Anyway, the ideas I have outlined are not new or controversial. Recorders share a lot of the same design principles as baroque flutes, which are also dependent on cross fingering and very careful manipulation of harmonics. These designs grew out of practical experimentation over a long period of time. The theoretical foundations that explain how and why they function the way they do came later, but they have also been published and well understood for well over 100 years now. British physicist Lord Rayleigh was a pioneer of the theoretical underpinnings of all this, and he publishing his work on acoustics and resonance as early as 1870, work which still forms the foundations for modern acoustics theory.

Instead of using a thumb-hole, in order to improve the ergonomics it shouldn’t be particularly challenging to design a simple key operated with the thumb, and to have, say, two keys for two different pressure nodes. That should solve the problem both of ergonomics and a limited number of thumbs. Also, it creates the interesting possibility of venting two holes at once. Someone with more knowledge than me will have to say what effect that would have, but would it potentially vent a third pressure node somewhere in between the two established holes?

The possibility of the third harmonic is interesting and potentially a solution to the problems, but in order to keep the fingering as simple as reasonably possible, I feel like it would be best to keep it to two harmonics and use a couple of simple keys to activate multiple pressure nodes.

The traditional tapered bore starts with a wider area near the windway and tapers down towards the bell-note. What happens if we reverse the taper, and have a wider bell-note and a narrower top section?

Very interesting! I guess that’s why venting works on multiple notes (with varying degrees of effectiveness) on the recorder. I still wonder if a venting hole similar to the recorder’s could be added to a whistle with similar effects. The recorder’s strategy of using one hole to vent multiple notes may be flawed/imperfect, but I still love that it allows you to play much of the second octave relatively quietly. I’d love to see this on a whistle.

The second octave A and B are a clear example of what I’ve been talking about. You can see that in order to raise the pitch from A to B, you actually close some lower tone holes while leaving the upper tone holes the same.

If the tone holes were enlarged to the size of those on a quena or some modern whistles, this whole strategy would not work, because the tone holes would terminate the bore length for all frequencies that the instrument plays.

But interestingly, this strategy does work on many whistles! It actually works best on my Kerry Busker, which is my largest-holed whistle. I can get a much better sounding high B with XXO XXO on it than with XOO OOO.

The odd thing is that it doesn’t seem to work on my whistles that have a small bore-to-length ratio. On my whistles with a larger bore-to-length ratio (including those with relatively large holes), it seems to work. No idea why this is.

But then again, this is without venting, so maybe it doesn’t speak exactly to what you’re talking about. I also suspect that quenas have larger holes than even the largest-holed whistles.

I’m pretty sure that would cause the entire second octave to be extremely flat. My understanding is that taper causes the second octave to sharpen, and reverse taper causes it to flatten. (Correct me if I’m wrong here, paddler.)

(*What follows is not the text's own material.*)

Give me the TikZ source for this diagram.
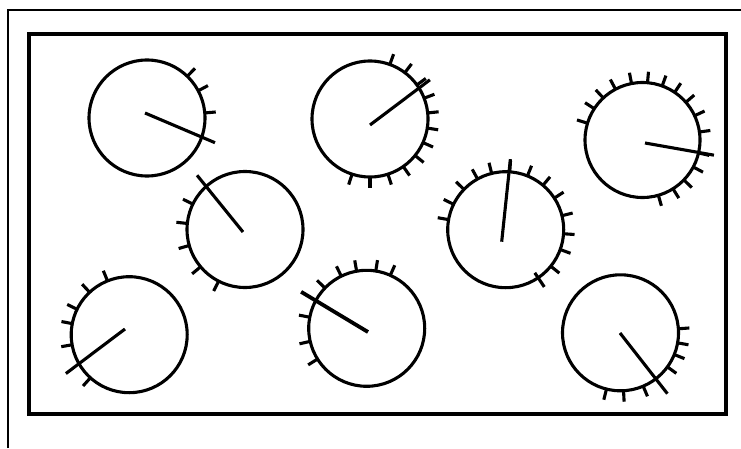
\documentclass[tikz,border=0pt]{standalone}
\begin{document}
\begin{tikzpicture}[x=1pt,y=1pt,line width=3.1pt]
\useasboundingbox (0,0) rectangle (741,448);
\draw[line width=2.2pt] (8,0) -- (8,438) -- (741,438);
\draw[line width=3.4pt] (29,34) rectangle (726,414);

% top row
\coordinate (d1) at (147,330);
\draw (d1) circle (58);
\foreach \a in {46,28,5} \draw (d1) ++(\a:57) -- ++(\a:12);
\draw (145,335) -- ++(-23:76);

\coordinate (d2) at (370,329);
\draw (d2) circle (58);
\foreach \a in {70,53,36,21,6,-9,-24,-39,-55,-72,-90,-108} \draw (d2) ++(\a:57) -- ++(\a:12);
\draw (370,323) -- ++(37:75);

\coordinate (d3) at (642.5,308);
\draw (d3) circle (57.5);
\foreach \a in {163,147,133,118,101,85,70,56,41,25,8,-13,-28,-44,-58,-74} \draw (d3) ++(\a:56.5) -- ++(\a:12);
\draw (645,305) -- ++(-10:70);

% middle row
\coordinate (d4) at (245,218.5);
\draw (d4) circle (58);
\foreach \a in {154,174,196,220,243} \draw (d4) ++(\a:57) -- ++(\a:12);
\draw (243,216) -- ++(129:73);

\coordinate (d5) at (505.7,218.3);
\draw (d5) circle (58);
\foreach \a in {170,154,136,119,104,86,68,50,33,14,-4,-20,-39} \draw (d5) ++(\a:57) -- ++(\a:12);
\draw (d5) ++(-56:52) -- ++(-56:17);
\draw (501.7,206.3) -- ++(84:83);

% bottom row
\coordinate (d6) at (129.2,113.3);
\draw (d6) circle (58);
\foreach \a in {112,133,154,169,190,228} \draw (d6) ++(\a:57) -- ++(\a:12);
\draw (125,119) -- ++(217:74);

\coordinate (d7) at (366.7,119.7);
\draw (d7) circle (58);
\foreach \a in {66,81,100,116,136,169,193,212} \draw (d7) ++(\a:57) -- ++(\a:12);
\draw[line width=3.8pt] (368,116) -- ++(149:78);

\coordinate (d8) at (620.5,115.2);
\draw (d8) circle (58);
\foreach \a in {4,-10,-22,-36,-67,-87,-104} \draw (d8) ++(\a:57) -- ++(\a:12);
\draw (620,115) -- ++(-52:77);
\end{tikzpicture}
\end{document}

To understand the effects of different bore shapes you really need to dig into the acoustic theory and understand Rayleigh’s rules. I can’t give a full treatment of this in a forum post, but I can hopefully give you the gist of what is going on.
So before I was talking about pressure nodes, which are the points in the bore, for a given note, at which the air is not moving, but the pressure is varying. Well, there are also pressure antinodes, which are the points at which air movement is maximal. For first octave notes there will be two pressure anti-nodes, one at the window/embouchure and one at the foot or first open tone hole. If you constrict the bore at a pressure antinode it will have the effect of lowering the pitch. You can think of it as slowing down the air flow which prevents it from resonating at such a high frequency. This is why shading the window lowers the pitch of a note, and why making a tone hole smaller lowers the pitch. But it is also the case that if the bore is constricted at that location it will also lower the pitch.

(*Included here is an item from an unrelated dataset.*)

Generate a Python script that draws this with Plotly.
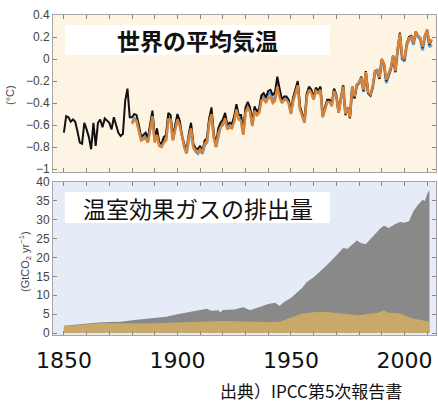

So, when a conical bore flute or recorder has a reverse taper in the body it has the effect of progressively lowing the pitch of the notes. This allows the maker to move all the tone holes up the bore proportionately to regain the original pitch, and hence improve ergonomics. Or a maker can take into account that a player might want to blow the lower notes a bit harder to compensate for their lower volume, and hence leave them pitched slightly lower than the higher notes on the tube (because blowing harder on a recorder has the effect of raising the pitch). This is one of many trade-offs that a maker can select from, and it will influence how the player interacts with the instrument.

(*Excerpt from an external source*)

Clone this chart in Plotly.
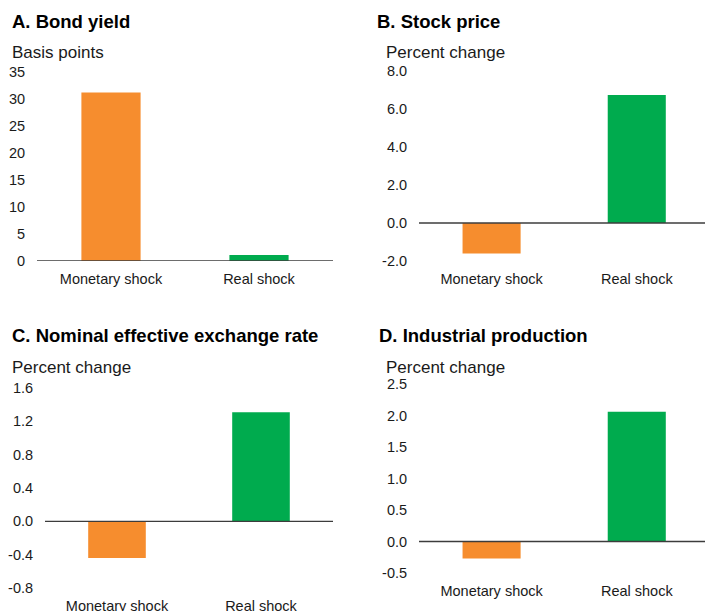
import plotly.graph_objects as go

categories = ["Monetary shock", "Real shock"]
bond_yield = [31.2, 1.1]
stock_price = [-1.6, 6.74]
neer = [-0.44, 1.31]
industrial = [-0.27, 2.06]

ticks_a = [0, 5, 10, 15, 20, 25, 30, 35]
ticks_b = [-2.0, 0.0, 2.0, 4.0, 6.0, 8.0]
ticks_c = [-0.8, -0.4, 0.0, 0.4, 0.8, 1.2, 1.6]
ticks_d = [-0.5, 0.0, 0.5, 1.0, 1.5, 2.0, 2.5]

titles = ["A. Bond yield", "B. Stock price", "C. Nominal effective exchange rate", "D. Industrial production"]
units = ["Basis points", "Percent change", "Percent change", "Percent change"]

ORANGE = "#F68D2E"
GREEN = "#00AB4E"
TXT = "#1a1a1a"
FONT = "Liberation Sans, Arial, sans-serif"

W, H = 705, 611

def px_x(x):
    return x / W

def px_y(y):
    return 1 - y / H

def label(v, fmt):
    s = format(v, fmt)
    if s.startswith("-") and float(s) == 0:
        s = s[1:]
    return s

fig = go.Figure()

panels = [
    dict(vals=bond_yield, ticks=ticks_a, fmt="d", xd=(37, 333), yd=(72, 261), xr=(-0.5, 1.5)),
    dict(vals=stock_price, ticks=ticks_b, fmt=".1f", xd=(419, 705), yd=(71, 261), xr=(-0.5, 1.47)),
    dict(vals=neer, ticks=ticks_c, fmt=".1f", xd=(45, 333), yd=(388, 588), xr=(-0.5, 1.5)),
    dict(vals=industrial, ticks=ticks_d, fmt=".1f", xd=(419, 705), yd=(384, 573), xr=(-0.5, 1.47)),
]

layout = {}
for i, p in enumerate(panels):
    n = "" if i == 0 else str(i + 1)
    xa, ya = "x" + n, "y" + n
    fig.add_trace(go.Bar(
        x=categories, y=p["vals"], xaxis=xa, yaxis=ya,
        marker=dict(color=[ORANGE, GREEN], line=dict(width=0)),
        width=0.4, showlegend=False, hoverinfo="x+y",
    ))
    layout["xaxis" + n] = dict(
        domain=[px_x(p["xd"][0]), min(1.0, px_x(p["xd"][1]))],
        anchor=ya, range=list(p["xr"]), type="category",
        showgrid=False, zeroline=False, showline=False, automargin=False,
        ticks="outside", ticklen=5, tickcolor="rgba(0,0,0,0)",
        tickfont=dict(family=FONT, size=14.5, color=TXT),
        fixedrange=True,
    )
    tv = p["ticks"]
    layout["yaxis" + n] = dict(
        domain=[px_y(p["yd"][1]), px_y(p["yd"][0])],
        anchor=xa, range=[min(tv), max(tv)],
        tickmode="array", tickvals=tv, ticktext=[label(v, p["fmt"]) for v in tv],
        showgrid=False, zeroline=False, showline=False, automargin=False,
        ticks="outside", ticklen=8, tickcolor="rgba(0,0,0,0)",
        tickfont=dict(family=FONT, size=14.5, color=TXT),
        fixedrange=True,
    )
    fig.add_shape(type="line", xref=xa + " domain", yref=ya,
                  x0=0, x1=1, y0=0, y1=0, line=dict(color="#3c3c3c", width=1.3))

title_pos = [(10, 22), (375, 22), (10, 335), (377, 335)]
unit_pos = [(10, 53), (384, 53), (10, 367), (384, 367)]
anns = []
for t, (x, y) in zip(titles, title_pos):
    anns.append(dict(text="<b>" + t + "</b>", x=px_x(x), y=px_y(y), xref="paper", yref="paper",
                     xanchor="left", yanchor="middle", showarrow=False,
                     font=dict(family=FONT, size=18.5, color="#000000")))
for t, (x, y) in zip(units, unit_pos):
    anns.append(dict(text=t, x=px_x(x), y=px_y(y), xref="paper", yref="paper",
                     xanchor="left", yanchor="middle", showarrow=False,
                     font=dict(family=FONT, size=17, color=TXT)))

fig.update_layout(
    **layout,
    annotations=anns,
    width=W, height=H,
    margin=dict(l=0, r=0, t=0, b=0, autoexpand=False),
    paper_bgcolor="white", plot_bgcolor="white",
    bargap=0.2,
)

fig.write_html("out.html", post_script="document.body.style.margin='0';",
               config={"displayModeBar": False})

But it is important to understand that tapered body flutes and recorders do not have a uniform taper all the way to the embouchure/window. The head sections are cylindrical. So for high frequency notes that have a pressure antinode located in this head section, there is not a lowering of pitch. In other words, the differential in gradient of taper in different parts of the bore has a selective effect on different notes, and can be used to stretch the octaves. In high quality, highly refined, instruments this bore profiling is taken to extreme lengths and the bore exhibit areas of constriction and areas of expansion that deviate significantly from a linear taper. This is how bore profiling can be used to selectively tune specific notes and harmonics. It is a complex process, but it is used extensively in the best instruments.

So all of this works for cylindrical and reverse tapered bores, but bores that taper in the other direction (getting progressively wider toward the foot) do not behave the same way, and in particular do not tend to have harmonics that are in tune, which is why they are not used in woodwind instruments that have bores open at both ends.

The other thing to look into if you really want to understand this stuff is “end correction”. The acoustic length of a bore is actually a bit longer than the actual length because of the acoustic impedance at the open ends. The end correction, which is the additional length of the bore acoustically, determines where the actual pressure antinodes lie, just off the ends of the pipe.

If you are interested in a visual illustration of what I was talking about earlier with pressure nodes and the use of harmonics in the different notes on a recorder, Philippe Bolton has a very nice illustration here:

https://www.flute-a-bec.com/acoustiquegb.html#colonnedair

Thanks for the explanation, and the link to the illustrations, paddler! That makes a lot more sense now. Looking at where the velocity nodes fall in the diagrams, it would seem to be possible to create a couple of vents at different locations, and use keys to activate them.

I just tested on my MK, and while XXO XXO works, it has a nasty undertone. However, XXX XXO, the same as E, does have an overblown harmonic that produces an in-tune B without any significant undertone. It also is quieter, now with a spread of about 19 dB.